I suppose that I am the living embodiment of the principle that a glib tongue and a willingness to point out where other people have gone wrong will garner anyone a reputation as a mentor, even in the absence of more essential traits, such as a wisdom, patience, and kindliness.
But where was I? Oh, yes. Sorry about that digression.
A large number of these young people are imbued with a desire to change the world for the better, or at least fight a rearguard action on behalf of decency. I applaud that. However, I have a hard time containing myself when they confide that they are planning to found a new nonprofit in the near future in order to realize their visions.
My advice? Don't do it!
1) You're not qualified. I've already explained why a pure heart and a just cause are not in themselves sufficient; you need more on your resume.
2) You may see starting up a new organization as an opportunity to live out your vision of a better world, but it probably won't be. For almost every founder of a nonprofit, the early years are all about
- Finding money to operate.
- Checking Craiglist to see if anyone is giving away office chairs.
- Submitting forms to various governmental agencies.
- Flattering idiots whose help you need.
- Doing without the services of crucial staff members because your can't afford them.
- Supervising volunteers who are a bad match for the task but are available, often because they are justifiably unemployed.
- Being snubbed by executive directors from organizations that are already engaged in the serving the needs that you hope to serve.
- Doing janitorial work. (I know of one executive director of a now defunct start up whose first task each morning was the scrub the doorway of the human waste left there in the night by homeless people. She was remarkably plucky about doing it, which is a good thing, because there wasn't anyone else that she could ask to take charge of it. "Cleaning excrement off the steps" literally had to take precedence over "transforming the community" on her to-do list every day.)

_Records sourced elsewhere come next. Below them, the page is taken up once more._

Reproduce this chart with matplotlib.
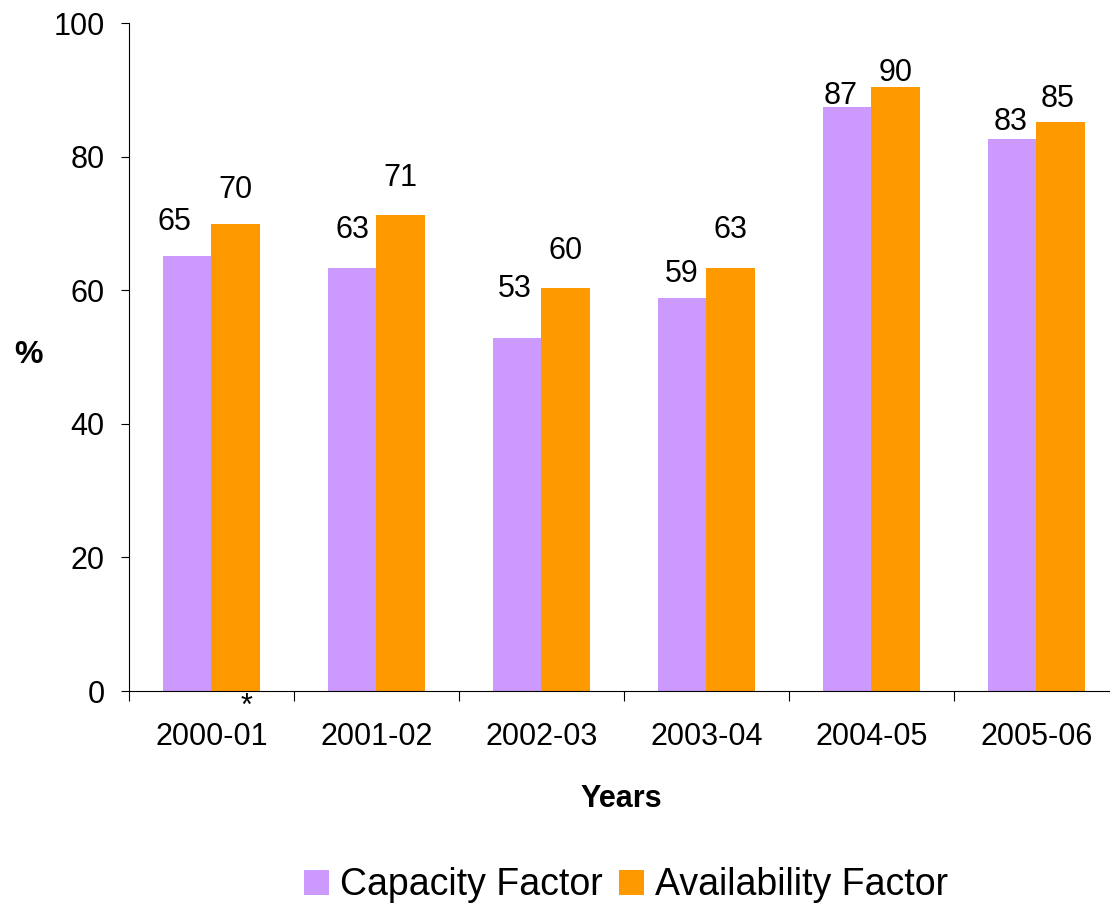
import matplotlib
matplotlib.use("Agg")
import matplotlib.pyplot as plt
import numpy as np

# Data
years = ['2000-01', '2001-02', '2002-03', '2003-04', '2004-05', '2005-06']
capacity = [65.1, 63.3, 52.8, 58.9, 87.4, 82.6]
availability = [69.9, 71.2, 60.3, 63.3, 90.4, 85.2]

# label nudges (points) for the value labels: (dx, dy above bar top)
cap_dx = [-9, 0, -1.5, 0, -4.5, -1]
cap_dy = [19, 21.5, 29.5, 11, 2.5, 6.5]
avl_dx = [0, 0, -0.5, 0, 0, -2]
avl_dy = [19, 21, 21, 21.5, 4.5, 11]

plt.rcParams['font.family'] = ['Liberation Sans', 'DejaVu Sans']

fig = plt.figure(figsize=(11.1, 9.07), dpi=100)
ax = fig.add_axes([0.1162, 0.2381, 0.8919, 0.7365])

x = np.arange(len(years))
w = 0.295
b1 = ax.bar(x - w / 2, capacity, w, color='#CC99FF', label='Capacity Factor')
b2 = ax.bar(x + w / 2, availability, w, color='#FF9900', label='Availability Factor')

for i, (c, a) in enumerate(zip(capacity, availability)):
    ax.annotate(f"{c:.0f}", (x[i] - w / 2, c), xytext=(cap_dx[i], cap_dy[i]),
                textcoords='offset points', ha='center', va='baseline', fontsize=22)
    ax.annotate(f"{a:.0f}", (x[i] + w / 2, a), xytext=(avl_dx[i], avl_dy[i]),
                textcoords='offset points', ha='center', va='baseline', fontsize=22)

# footnote mark under the first year
ax.annotate('*', (0.213, 0), xycoords=('data', 'axes fraction'), xytext=(0, -17),
            textcoords='offset points', ha='center', va='baseline', fontsize=22,
            annotation_clip=False)

ax.set_xlim(-0.5, 5.5)
ax.set_ylim(0, 100)
ax.set_yticks(range(0, 101, 20))
ax.tick_params(axis='y', labelsize=22, length=6, width=0.8, pad=11.5, direction='out')

# group boundaries as major ticks, year labels on minor ticks at the centres
ax.set_xticks(np.arange(-0.5, 6, 1))
ax.set_xticklabels([])
ax.set_xticks(x, minor=True)
ax.set_xticklabels(years, minor=True)
ax.tick_params(axis='x', which='major', length=7, width=0.8, direction='out')
ax.tick_params(axis='x', which='minor', length=0, labelsize=22, pad=22)

for s in ['top', 'right']:
    ax.spines[s].set_visible(False)
for s in ['left', 'bottom']:
    ax.spines[s].set_linewidth(0.8)
    ax.spines[s].set_color('black')

fig.text(0.026, 0.609, '%', fontsize=23, fontweight='bold', ha='center', va='center')
fig.text(0.560, 0.119, 'Years', fontsize=22, fontweight='bold', ha='center', va='center')

fig.legend(handles=[b1, b2], loc='center', bbox_to_anchor=(0.564, 0.024), ncol=2,
           frameon=False, fontsize=27, handlelength=0.65, handleheight=0.65,
           handletextpad=0.3, columnspacing=0.45, borderpad=0)

fig.savefig('out.png', dpi=100)
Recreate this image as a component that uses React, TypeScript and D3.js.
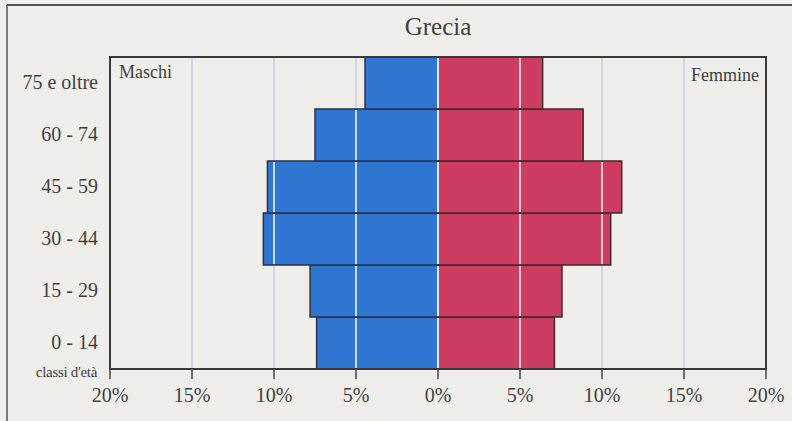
import React from "react";
import * as d3 from "d3";

const ageClasses = ["0 - 14", "15 - 29", "30 - 44", "45 - 59", "60 - 74", "75 e oltre"];
const maleValues = [7.4, 7.8, 10.65, 10.4, 7.5, 4.45];
const femaleValues = [7.1, 7.56, 10.53, 11.2, 8.85, 6.38];
const tickValues = [-20, -15, -10, -5, 0, 5, 10, 15, 20];
const gridValues = [-15, -10, -5, 0, 5, 10, 15];

const W = 792;
const H = 421;
const FONT = "'Liberation Serif', 'DejaVu Serif', serif";

export default function App() {
  const left = 110, right = 766, top = 57, bottom = 369;
  const x = d3.scaleLinear().domain([-20, 20]).range([left, right]);
  const y = d3.scaleBand<string>().domain([...ageClasses].reverse()).range([top, bottom]).padding(0);
  const bw = y.bandwidth();
  const textColor = "#3f3f3f";

  return (
    <svg width={W} height={H} style={{ position: "absolute", left: 0, top: 0, background: "#efeeea" }}>
      <rect x={0} y={0} width={W} height={H} fill="#efeeea" />
      {/* outer frame */}
      <line x1={7} y1={5} x2={W} y2={5} stroke="#222" strokeWidth={1.5} />
      <line x1={7} y1={5} x2={7} y2={H} stroke="#555" strokeWidth={1.5} />

      <text x={x(0)} y={35} textAnchor="middle" fontFamily={FONT} fontSize={25} fill={textColor}>Grecia</text>

      {/* grid under bars */}
      {gridValues.map((v) => (
        <line key={"g" + v} x1={x(v)} x2={x(v)} y1={top} y2={bottom} stroke="#cacbe2" strokeWidth={1.5} />
      ))}

      {/* bars */}
      {ageClasses.map((a, i) => (
        <g key={a}>
          <rect x={x(-maleValues[i])} y={y(a)!} width={x(0) - x(-maleValues[i])} height={bw}
            fill="#2e76d1" stroke="#2d3140" strokeWidth={1.5} />
          <rect x={x(0)} y={y(a)!} width={x(femaleValues[i]) - x(0)} height={bw}
            fill="#cd3d61" stroke="#3a2a2e" strokeWidth={1.5} />
        </g>
      ))}

      {/* grid over bars, only inside the bars */}
      {ageClasses.map((a, i) =>
        gridValues
          .filter((v) => (v <= 0 ? -v < maleValues[i] : v < femaleValues[i]))
          .map((v) => (
            <line key={"o" + a + v} x1={x(v)} x2={x(v)} y1={y(a)! + 1} y2={y(a)! + bw - 1}
              stroke={v < 0 ? "#c4dcfa" : v > 0 ? "#f3c3d2" : "#e6e6f6"} strokeWidth={2} />
          ))
      )}

      {/* plot frame */}
      <rect x={left} y={top} width={right - left} height={bottom - top} fill="none" stroke="#3a3a3a" strokeWidth={2} />

      {/* ticks */}
      {tickValues.map((v) => (
        <g key={"t" + v}>
          <line x1={x(v)} x2={x(v)} y1={bottom} y2={bottom + 10} stroke="#444" strokeWidth={1.5} />
          <text x={x(v)} y={402} textAnchor="middle" fontFamily={FONT} fontSize={20} fill={textColor}>
            {Math.abs(v) + "%"}
          </text>
        </g>
      ))}

      {/* y labels */}
      {ageClasses.map((a) => (
        <text key={"l" + a} x={98} y={y(a)! + bw / 2 + 6} textAnchor="end" fontFamily={FONT} fontSize={20} fill={textColor}>
          {a}
        </text>
      ))}
      <text x={97} y={377} textAnchor="end" fontFamily={FONT} fontSize={15} fill={textColor} letterSpacing={-0.3}>classi d'età</text>

      <text x={119} y={78} fontFamily={FONT} fontSize={18} fill={textColor}>Maschi</text>
      <text x={759} y={81} textAnchor="end" fontFamily={FONT} fontSize={18} fill={textColor}>Femmine</text>
    </svg>
  );
}
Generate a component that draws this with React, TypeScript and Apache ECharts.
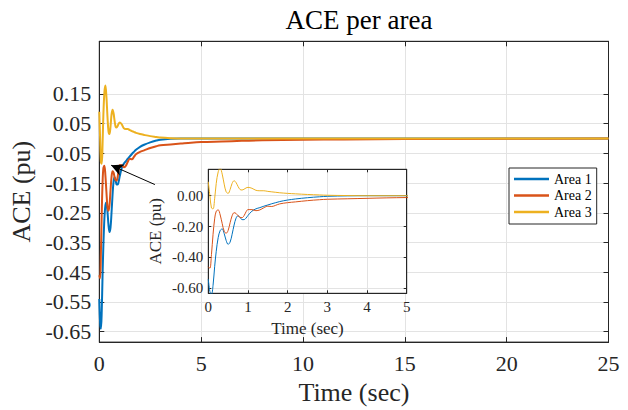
import React, { useEffect, useRef } from "react";
import * as echarts from "echarts";

const timeSec = [0, 0.04, 0.08, 0.12, 0.16, 0.2, 0.25, 0.3, 0.35, 0.4, 0.45, 0.5, 0.55, 0.6, 0.65, 0.7, 0.75, 0.8, 0.85, 0.9, 0.95, 1.0, 1.1, 1.2, 1.3, 1.4, 1.5, 1.6, 1.7, 1.8, 2.0, 2.2, 2.5, 2.8, 3.0, 3.5, 4, 4.5, 5, 6, 7, 8, 10, 12, 15, 20, 25];
const area1 = [-0.54, -0.62, -0.64, -0.58, -0.46, -0.36, -0.27, -0.225, -0.215, -0.245, -0.29, -0.315, -0.3, -0.25, -0.19, -0.145, -0.13, -0.14, -0.155, -0.155, -0.145, -0.128, -0.1, -0.085, -0.077, -0.068, -0.06, -0.052, -0.045, -0.038, -0.028, -0.021, -0.013, -0.007, -0.004, -0.001, 0, 0, 0, 0, 0, 0, 0, 0, 0, 0, 0];
const area2 = [-0.46, -0.47, -0.38, -0.25, -0.15, -0.1, -0.092, -0.125, -0.18, -0.23, -0.243, -0.225, -0.175, -0.13, -0.11, -0.115, -0.13, -0.14, -0.142, -0.13, -0.105, -0.09, -0.09, -0.097, -0.092, -0.078, -0.068, -0.07, -0.062, -0.053, -0.045, -0.04, -0.032, -0.026, -0.023, -0.02, -0.017, -0.014, -0.012, -0.01, -0.008, -0.006, -0.004, -0.003, -0.002, -0.001, 0];
const area3 = [0.09, 0.0, -0.08, -0.085, -0.02, 0.08, 0.155, 0.178, 0.14, 0.075, 0.025, 0.015, 0.04, 0.08, 0.097, 0.085, 0.06, 0.04, 0.037, 0.042, 0.05, 0.054, 0.048, 0.035, 0.032, 0.032, 0.028, 0.025, 0.022, 0.019, 0.015, 0.012, 0.008, 0.005, 0.003, 0.001, 0, 0, 0, 0, 0, 0, 0, 0, 0, 0, 0];

const seriesNames = ["Area 1", "Area 2", "Area 3"];
const seriesColors = ["#0072BD", "#D95319", "#EDB120"];
const mainYTicks = [-0.65, -0.55, -0.45, -0.35, -0.25, -0.15, -0.05, 0.05, 0.15];
const insetYTicks = [-0.6, -0.4, -0.2, 0];
const arrowTail = [2.73, -0.155];
const arrowHead = [0.58, -0.09];

const FONT = "'Liberation Serif', 'Times New Roman', serif";
const AX = "#262626";
const GRIDC = "#e3e3e3";

export default function App() {
  const ref = useRef<HTMLDivElement>(null);
  useEffect(() => {
    if (!ref.current) return;
    const chart = echarts.init(ref.current, undefined, { renderer: "svg" });
    const values = [area1, area2, area3];
    const pairs = values.map((arr) => timeSec.map((t, i) => [t, arr[i]]));

    const mainX = { min: 0, max: 25, interval: 5 };
    const mainY = { min: -0.685, max: 0.327 };
    const insX = { min: 0, max: 5, interval: 1 };
    const insY = { min: -0.632, max: 0.171 };

    const tickStyle = { show: true, inside: true, length: 5, lineStyle: { color: AX, width: 1 } };
    const insTick = { show: true, inside: true, length: 3, lineStyle: { color: AX, width: 1 } };
    const axLine = { show: true, onZero: false, lineStyle: { color: AX, width: 1 } };

    const option: any = {
      animation: false,
      backgroundColor: "#ffffff",
      title: {
        text: "ACE per area",
        left: 354,
        top: 1,
        textAlign: "center",
        textStyle: { fontFamily: FONT, fontSize: 27, fontWeight: "normal", color: "#000" },
      },
      legend: {
        data: seriesNames,
        orient: "vertical",
        left: 509,
        top: 168,
        icon: "rect",
        itemWidth: 35,
        itemHeight: 2.5,
        itemGap: 2.5,
        padding: [4, 5, 5, 5],
        backgroundColor: "#ffffff",
        borderColor: AX,
        borderWidth: 1,
        borderRadius: 0,
        textStyle: { fontFamily: FONT, fontSize: 14, color: "#000" },
      },
      grid: [
        { left: 99.3, top: 41.3, width: 509.2, height: 310.4, show: true, borderColor: AX, borderWidth: 1, backgroundColor: "#fff", z: 0 },
        { left: 208.3, top: 169.3, width: 198.4, height: 124, show: true, borderColor: AX, borderWidth: 1, backgroundColor: "#fff", z: 1 },
      ],
      xAxis: [
        {
          type: "value", gridIndex: 0, position: "bottom", ...mainX, z: 0,
          axisLine: axLine, axisTick: tickStyle,
          axisLabel: { margin: 10, fontFamily: FONT, fontSize: 22, color: AX },
          splitLine: { show: true, lineStyle: { color: GRIDC, width: 1 } },
          name: "Time (sec)", nameLocation: "middle", nameGap: 32,
          nameTextStyle: { fontFamily: FONT, fontSize: 26, color: AX },
        },
        {
          type: "value", gridIndex: 0, position: "top", ...mainX, z: 0,
          axisLine: axLine, axisTick: tickStyle, axisLabel: { show: false }, splitLine: { show: false },
        },
        {
          type: "value", gridIndex: 1, position: "bottom", ...insX, z: 2,
          axisLine: axLine, axisTick: insTick,
          axisLabel: { margin: 6, fontFamily: FONT, fontSize: 15, color: AX },
          splitLine: { show: true, lineStyle: { color: GRIDC, width: 1 } },
          name: "Time (sec)", nameLocation: "middle", nameGap: 27,
          nameTextStyle: { fontFamily: FONT, fontSize: 17, color: AX },
        },
        {
          type: "value", gridIndex: 1, position: "top", ...insX, z: 2,
          axisLine: axLine, axisTick: insTick, axisLabel: { show: false }, splitLine: { show: false },
        },
      ],
      yAxis: [
        {
          type: "value", gridIndex: 0, position: "left", ...mainY, z: 0,
          axisLine: axLine, axisTick: { ...tickStyle, customValues: mainYTicks },
          axisLabel: { margin: 8, fontFamily: FONT, fontSize: 22, color: AX, customValues: mainYTicks, formatter: (v: number) => v.toFixed(2) },
          splitLine: { show: true, lineStyle: { color: GRIDC, width: 1 } },
          name: "ACE (pu)", nameLocation: "middle", nameGap: 63,
          nameTextStyle: { fontFamily: FONT, fontSize: 26, color: AX },
        },
        {
          type: "value", gridIndex: 0, position: "right", ...mainY, z: 0,
          axisLine: axLine, axisTick: { ...tickStyle, customValues: mainYTicks },
          axisLabel: { show: false, customValues: mainYTicks }, splitLine: { show: false },
        },
        {
          type: "value", gridIndex: 1, position: "left", ...insY, z: 2,
          axisLine: axLine, axisTick: { ...insTick, customValues: insetYTicks },
          axisLabel: { margin: 5, fontFamily: FONT, fontSize: 15, color: AX, customValues: insetYTicks, formatter: (v: number) => v.toFixed(2) },
          splitLine: { show: true, lineStyle: { color: GRIDC, width: 1 } },
          name: "ACE (pu)", nameLocation: "middle", nameGap: 44,
          nameTextStyle: { fontFamily: FONT, fontSize: 17, color: AX },
        },
        {
          type: "value", gridIndex: 1, position: "right", ...insY, z: 2,
          axisLine: axLine, axisTick: { ...insTick, customValues: insetYTicks },
          axisLabel: { show: false, customValues: insetYTicks }, splitLine: { show: false },
        },
      ],
      series: [
        ...pairs.map((d, i) => ({
          type: "line",
          name: seriesNames[i],
          xAxisIndex: 0,
          yAxisIndex: 0,
          data: d,
          showSymbol: false,
          smooth: 0.35,
          z: 2,
          lineStyle: { color: seriesColors[i], width: 2 },
          itemStyle: { color: seriesColors[i] },
          ...(i === 0
            ? {
                markLine: {
                  silent: true,
                  symbol: ["none", "arrow"],
                  symbolSize: [9, 12],
                  label: { show: false },
                  lineStyle: { color: "#000", width: 1, type: "solid" },
                  data: [[{ coord: arrowTail }, { coord: arrowHead }]],
                },
              }
            : {}),
        })),
        ...pairs.map((d, i) => ({
          type: "line",
          name: seriesNames[i],
          xAxisIndex: 2,
          yAxisIndex: 2,
          data: d,
          showSymbol: false,
          smooth: 0.35,
          clip: true,
          z: 3,
          lineStyle: { color: seriesColors[i], width: 1 },
          itemStyle: { color: seriesColors[i] },
        })),
      ],
    };
    chart.setOption(option);
    return () => chart.dispose();
  }, []);
  return <div ref={ref} style={{ position: "fixed", left: 0, top: 0, width: 628, height: 410 }} />;
}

Do you know who I blame for the persistent delusion that founding a nonprofit is a good option for an idealistic young person? Of course, I'm always looking for a chance to excoriate someone, even though in this case, it's a dubious undertaking, since this delusion is more of an expense of spirit (though perhaps not a waste of shame) than an evil. Still, I'm inclined to blame established nonprofit executives for failing to create career ladders for talented young visionaries who want to work in our sector. Think about it. If these young people were having a good experiences in searching for jobs - or in working for nonprofits that offered them encouragement, professional development, and real opportunities to make a difference - would they be asking me for advice?